The Number One Sign of an Amateur Writer

First, the usual disclaimer: as an unpublished, unpaid writer myself, I am by definition an amateur. However, I’ve been writing seriously for a decade now, and I flatter myself I’m edging closer to professional-quality work. At any rate, I have a blog, which surely qualifies me to dispense all manner of dubious advice.

Let’s get to it.

For me, the number one sign that I’m reading an amateur is that their writing is loose. Not, like, morally loose (“Give me back my semicolon, you hussy!”). What I mean is, it could be tightened.

Which, you might be saying, is a pretty crappy definition. So let me give an example.

Read this sentence: “We would be looking to hire someone who has the ability to help us by contributing his or her talents in the area of project management.” What’s wrong with it?

It feels…wordy, doesn’t it? Like you’re wasting a lot of breath (ink? pixels?) to say something pretty simple. So think about how you’d rewrite it with fewer words.

No, really, give it a shot. What would you say? The current word count is 26. How low can you go?

I can get it to five: “We need a project manager.”

Maybe you say that’s cheating; I removed the word “hire,” which might not be clear from context, and I said “need,” which could imply desperation. Okay, then, we’ll go with seven: “We’d like to hire a project manager.”

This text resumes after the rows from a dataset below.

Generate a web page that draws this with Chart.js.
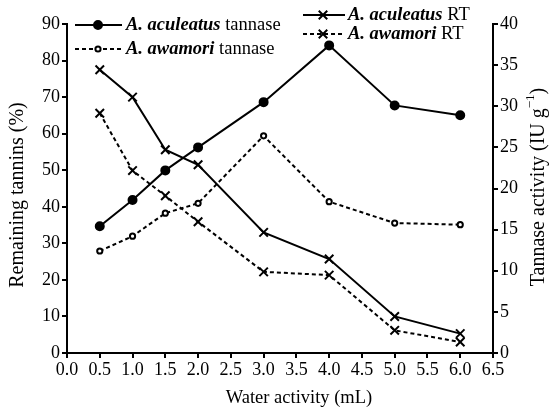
<!DOCTYPE html>
<html>
<head>
<meta charset="utf-8">
<script src="https://cdn.jsdelivr.net/npm/chart.js@4/dist/chart.umd.min.js"></script>
<style>
html,body{margin:0;padding:0;background:#fff;}
#wrap{width:549px;height:411px;position:relative;}
</style>
</head>
<body>
<div id="wrap"><canvas id="c" width="549" height="411"></canvas></div>
<script>
// ---- data ----
const waterActivity = [0.5, 1.0, 1.5, 2.0, 3.0, 4.0, 5.0, 6.0];
const aculeatusTannase = [15.4, 18.6, 22.2, 25.0, 30.5, 37.4, 30.1, 28.9];   // IU g-1 (right axis)
const awamoriTannase   = [12.4, 14.2, 17.0, 18.2, 26.4, 18.4, 15.8, 15.6];   // IU g-1 (right axis)
const aculeatusRT      = [77.5, 70.0, 55.6, 51.5, 33.0, 25.7, 10.0, 5.3];    // % (left axis)
const awamoriRT        = [65.6, 49.9, 43.0, 35.9, 22.2, 21.3, 6.2, 3.0];     // % (left axis)
const xTitle = "Water activity (mL)";
const yLeftTitle = "Remaining tannins (%)";
const yRightTitle = "Tannase activity (IU g";
const legendItems = [
  {species: "A. aculeatus", suffix: " tannase"},
  {species: "A. awamori", suffix: " tannase"},
  {species: "A. aculeatus", suffix: " RT"},
  {species: "A. awamori", suffix: " RT"}
];

const FONT = "'Liberation Serif', 'DejaVu Serif', serif";
const pts = arr => arr.map((v, i) => ({x: waterActivity[i], y: v}));

const styles = [
  {pointStyle: 'circle', radius: 4, bg: '#000', dash: [], bw: 2},
  {pointStyle: 'circle', radius: 2.6, bg: '#fff', dash: [4, 3], bw: 2},
  {pointStyle: 'crossRot', radius: 6, bg: '#000', dash: [], bw: 2},
  {pointStyle: 'crossRot', radius: 6, bg: '#000', dash: [4, 3], bw: 2}
];

function ds(label, data, axis, st) {
  return {
    label, data: pts(data), yAxisID: axis,
    borderColor: '#000', backgroundColor: st.bg,
    borderWidth: 2, borderDash: st.dash,
    pointStyle: st.pointStyle, pointRadius: st.radius,
    pointBorderColor: '#000', pointBackgroundColor: st.bg,
    pointBorderWidth: 2, tension: 0, fill: false
  };
}

const legendPlugin = {
  id: 'customLegend',
  afterDraw(chart) {
    const ctx = chart.ctx;
    ctx.save();
    const rows = [
      {x0: 75, x1: 122, mx: 98, tx: 126, y: 25, idx: 0},
      {x0: 75, x1: 122, mx: 98, tx: 126, y: 49, idx: 1},
      {x0: 303, x1: 345, mx: 323, tx: 348, y: 15, idx: 2},
      {x0: 303, x1: 345, mx: 323, tx: 348, y: 34, idx: 3}
    ];
    rows.forEach(r => {
      const st = styles[r.idx];
      ctx.strokeStyle = '#000';
      ctx.lineWidth = 2;
      ctx.setLineDash(st.dash);
      ctx.beginPath(); ctx.moveTo(r.x0, r.y); ctx.lineTo(r.x1, r.y); ctx.stroke();
      ctx.setLineDash([]);
      ctx.fillStyle = st.bg;
      Chart.helpers.drawPoint(ctx, {pointStyle: st.pointStyle, radius: st.radius, borderWidth: 2, rotation: 0}, r.mx, r.y);
      ctx.fillStyle = '#000';
      ctx.textBaseline = 'middle';
      ctx.textAlign = 'left';
      const it = legendItems[r.idx];
      ctx.font = "italic bold 18.5px " + FONT;
      ctx.fillText(it.species, r.tx, r.y);
      const w = ctx.measureText(it.species).width;
      ctx.font = "18.5px " + FONT;
      ctx.fillText(it.suffix, r.tx + w, r.y);
    });

    // axis titles
    ctx.fillStyle = '#000';
    ctx.font = "18.5px " + FONT;
    ctx.textAlign = 'center';
    ctx.textBaseline = 'middle';
    ctx.fillText(xTitle, 299, 398);

    ctx.save();
    ctx.translate(18, 195);
    ctx.rotate(-Math.PI / 2);
    ctx.font = "20px " + FONT;
    ctx.fillText(yLeftTitle, 0, 0);
    ctx.restore();

    ctx.save();
    ctx.translate(539, 187);
    ctx.rotate(-Math.PI / 2);
    ctx.font = "20px " + FONT;
    const wMain = ctx.measureText(yRightTitle).width;
    ctx.font = "13px " + FONT;
    const wSup = ctx.measureText("\u22121").width;
    ctx.font = "20px " + FONT;
    const wEnd = ctx.measureText(")").width;
    const total = wMain + wSup + wEnd;
    let x = -total / 2;
    ctx.textAlign = 'left';
    ctx.fillText(yRightTitle, x, 0);
    x += wMain;
    ctx.font = "13px " + FONT;
    ctx.fillText("\u22121", x, -8);
    x += wSup;
    ctx.font = "20px " + FONT;
    ctx.fillText(")", x, 0);
    ctx.restore();
    ctx.restore();
  }
};

const tickFont = {family: FONT, size: 18};
new Chart(document.getElementById('c'), {
  type: 'line',
  data: {
    datasets: [
      ds(legendItems[0].species + legendItems[0].suffix, aculeatusTannase, 'y1', styles[0]),
      ds(legendItems[1].species + legendItems[1].suffix, awamoriTannase, 'y1', styles[1]),
      ds(legendItems[2].species + legendItems[2].suffix, aculeatusRT, 'y', styles[2]),
      ds(legendItems[3].species + legendItems[3].suffix, awamoriRT, 'y', styles[3])
    ]
  },
  options: {
    responsive: false,
    animation: false,
    layout: {padding: {top: 24, left: 0, right: 0, bottom: 0}},
    plugins: {legend: {display: false}, tooltip: {enabled: false}},
    scales: {
      x: {
        type: 'linear', min: 0, max: 6.5,
        afterFit: s => { s.height = 58; },
        ticks: {stepSize: 0.5, autoSkip: false, maxRotation: 0, color: '#000', font: tickFont, padding: 1,
                callback: v => Number(v).toFixed(1)},
        grid: {display: true, drawOnChartArea: false, drawTicks: true, tickLength: 5, color: '#000', lineWidth: 2},
        border: {display: true, color: '#000', width: 2}
      },
      y: {
        type: 'linear', position: 'left', min: 0, max: 90,
        afterFit: s => { s.width = 67; },
        ticks: {stepSize: 10, color: '#000', font: tickFont, padding: 2},
        grid: {display: true, drawOnChartArea: false, drawTicks: true, tickLength: 5, color: '#000', lineWidth: 2},
        border: {display: true, color: '#000', width: 2}
      },
      y1: {
        type: 'linear', position: 'right', min: 0, max: 40,
        afterFit: s => { s.width = 56; },
        ticks: {stepSize: 5, color: '#000', font: tickFont, padding: 2},
        grid: {display: true, drawOnChartArea: false, drawTicks: true, tickLength: 5, color: '#000', lineWidth: 2},
        border: {display: true, color: '#000', width: 2}
      }
    }
  },
  plugins: [legendPlugin]
});
</script>
</body>
</html>
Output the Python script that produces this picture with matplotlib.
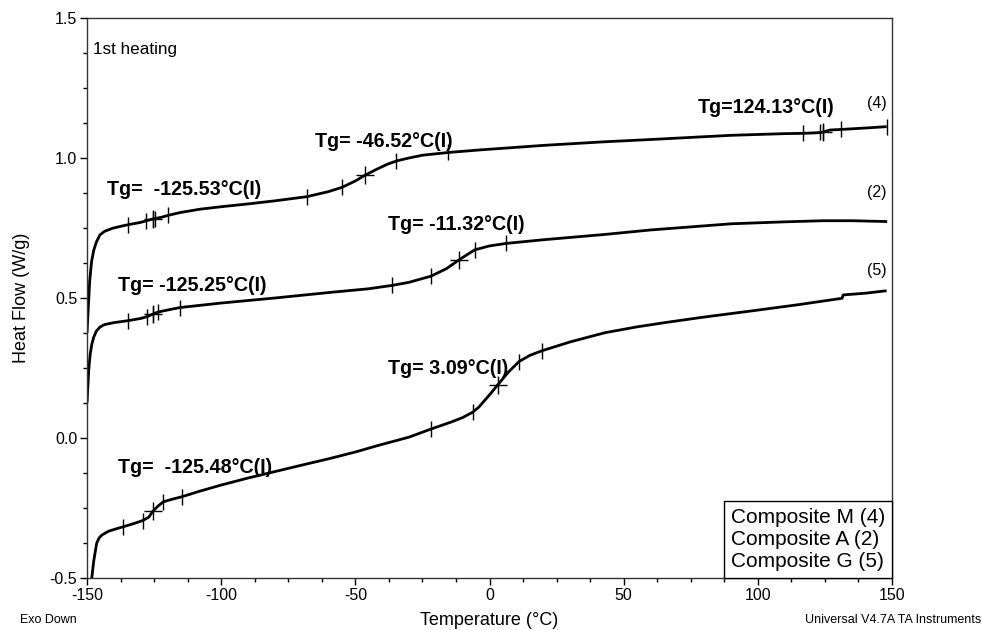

We can quibble over details, but the point is, the original sentence was more than three times longer than it should have been. That’s what I mean by “loose.”

Loose writing is everywhere in the business world, but that’s only because it’s everywhere everywhere: blogs, personal e-mails, you name it. Usually it’s not as extreme as the example above, but it still makes for exhausting reading. I’d say the number one best exercise for a new writer is to reread what they’ve written and think, “How can I say this with fewer words?” Or, to say that with fewer words: “What can I cut?”

Serious writers do this already, of course, but even for professionals it’s tricky. When I read novels, I constantly see places the writing could be tightened. That doesn’t mean I’m better than those authors, it just means that every writer has their own blind spots. Other authors can and do find plenty of loose spots in my writing.

You tell me…what red flags alert you when you’re reading something iffy?

8 responses to “The Number One Sign of an Amateur Writer

  1. The content itself. I know a writer is new when the plot is less of a plot and more of a bunch of stuff the characters do. Also when the main characters are unlikeable or do things that are questionable just because it’s “cool”.

    I agree that wordiness is definitely a tell tale sign. By the way, I often hate saying these things cause the idea that I am a better writer than others makes me queasy…

    • Agreed, when a “story” is just a jumble of events that doesn’t go anywhere, it isn’t really a story.

      I only get queasy when I think I’m worse than other writers. Fortunately, my ego protects me from feeling queasy as often as I should. 😉

  2. “At any rate, I have a blog, which surely qualifies me to dispense all manner of dubious advice.”


    Most excellent observations and advice. I couldn’t agree more. I do find myself editing when I’m reading sometimes — but the really good books turn that part of me off.

    Another big one — less novice but still widespread — is unclear pronouns. “When Carson picked James up from school, he helped him with his backpack before he got into the car.” There are 4 he/hims there, and sure we can figure it out based on context, but that requires us to stop and think/reread. It would be better to rewrite it to avoid that confusion, and even repeat names if needed.

  3. Red flags? Iffy? I assume you mean to exclude that time the police busted down my door, after I inadvertently viewed a certain disgusting story (with its equally disgusting accompanying photos), under the mistaken belief that “young bucks in love” would yield the mating rituals of deer.

    Seriously though, I like your points, but I also think cutting sentences to the bone can go too far — at least in a novel. I personally have no wish to read fiction which sounds like a caveman drafted it, such as: “I want pie. Pie is good.”

  4. Oooh! Oooh! How about four words?

    Position vacant: Project manager.

    Possibly that’s cheating. And possibly that was a rhetorical challenge…

    The other ‘red flag’ to me is that nothing terribly bad happens to the protag. Or, if it does, there’s someone conveniently nearby to fix everything immediately. There’s no need for the beloved protag to actually suffer, is there?